Your presence here today reaffirms the strong bond between our nations. As a friend and partner of the Filipino people, Mr. President, you have demonstrated an unwavering commitment to the growth and development of our nation. It is only fitting, therefore, that your efforts be recognized with the conferment of the Order of Sikatuna.

Since 1953, the highest recognition of diplomatic merit of the Republic of the Philippines has been the Order of Sikatuna. It is conferred on those who have fostered, and elevated, the bilateral partnership of our country with other nations. Tonight, I have the distinct pleasure to confer the highest rank, that of Raja or Grand Collar, on you, Mr. President, for your leadership and policies that assisted the Philippines in times of natural disaster, for helping uphold stability and peace by means of the rule of law in Southeast Asia, and for working with us to fundamentally raise the defense capacity of our country. [Applause]

The first of your predecessors to receive this distinction was the honorable Dwight D. Eisenhower in 1960. Then, as now, may this conferment symbolize our nation's esteem to the American people; and may it serve as a reminder of the mutual desire to always be partners based on the highest principles of liberty, democracy, and progress.

Mr. President, our discussions today highlighted the ongoing dialogue and cooperation between our two countries, as we adapt and respond to the changing circumstances and the paramount challenges of the 21st century. The world has come to realize that stability is a necessary foundation of progress and prosperity for all our peoples; alliances are deepened not only through a shared history, but also through mutual confidence and respect, which is constantly refreshed to give new relevance and purpose to our positive, longstanding relations. We are bound by the quest to turn our shared principles of democracy, human rights, and freedom into an inclusive reality, not just for our respective peoples, but for all nations.

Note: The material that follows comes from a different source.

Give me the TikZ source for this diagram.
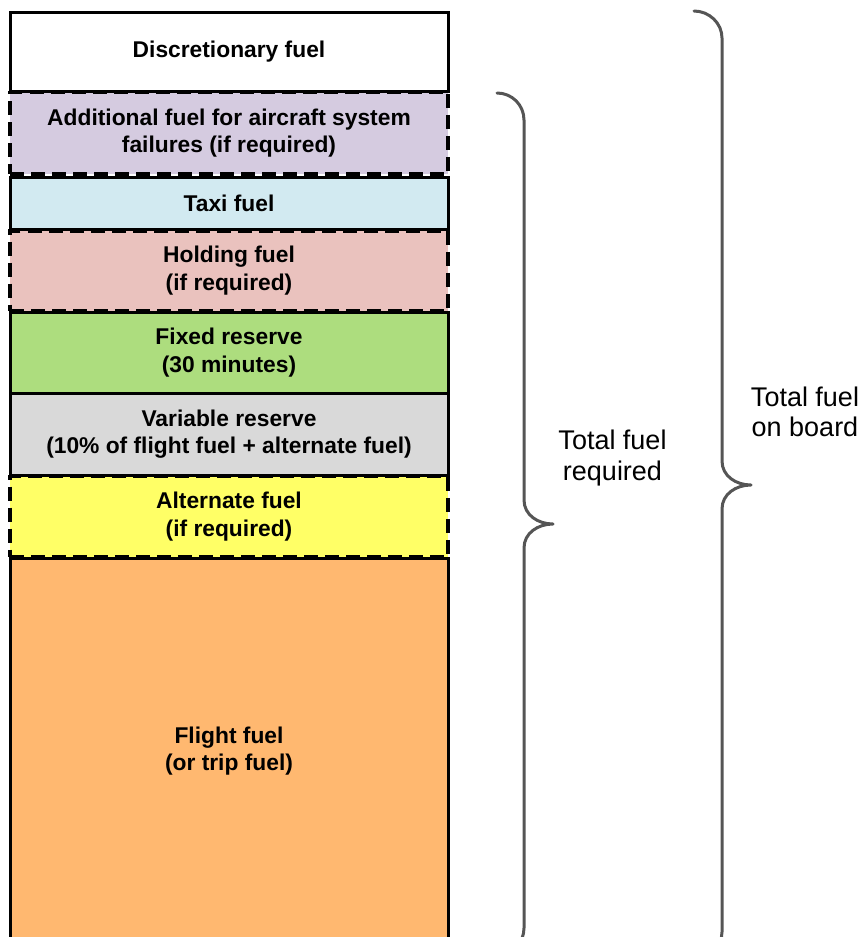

Mr. President, I have always taken to heart that, in an increasingly complex world, it is incumbent upon all of us to be part of the solution and not of the problem. From the very first meeting we had in New York in 2010 to this night, you and I, and the members of our respective administrations, have worked together as partners and friends, finding ways to promote common understanding and to develop meaningful solutions to a great number of our era's dilemmas. Whether in strengthening our trade relations, security alliances, and people-to-people engagements, or in encouraging more nations to commit to the Open Government Partnership, an area where the Philippines continues to innovate—we continue to challenge ourselves to answer the pressing questions of these times: By what means can peace be sustained; through what instruments can poverty and the effects of climate change and calamity be addressed; and to whose benefit will our mutual and collective undertakings redound?

The answer, of course, lies in the maintenance and deepening of the alliance we share—whether in building a Southeast Asia that champions the rule of law or in advancing the belief that the most certain way to prosperity is to actively seek a harmonious relationship with all nations. Mr. President, through this brief visit of yours, I am confident that you have witnessed firsthand how such values, our shared beliefs, and principles, can transform a society—as it has ours.

On this note, Mr. President, ladies and gentlemen, please rise as I propose a toast:

To the good health, happiness, and success of my friend President Obama and his Family;

To the continuing closeness and affection between Filipinos and Americans;

And to the realization of our common vision of a more stable, more prosperous, and more inclusive international community.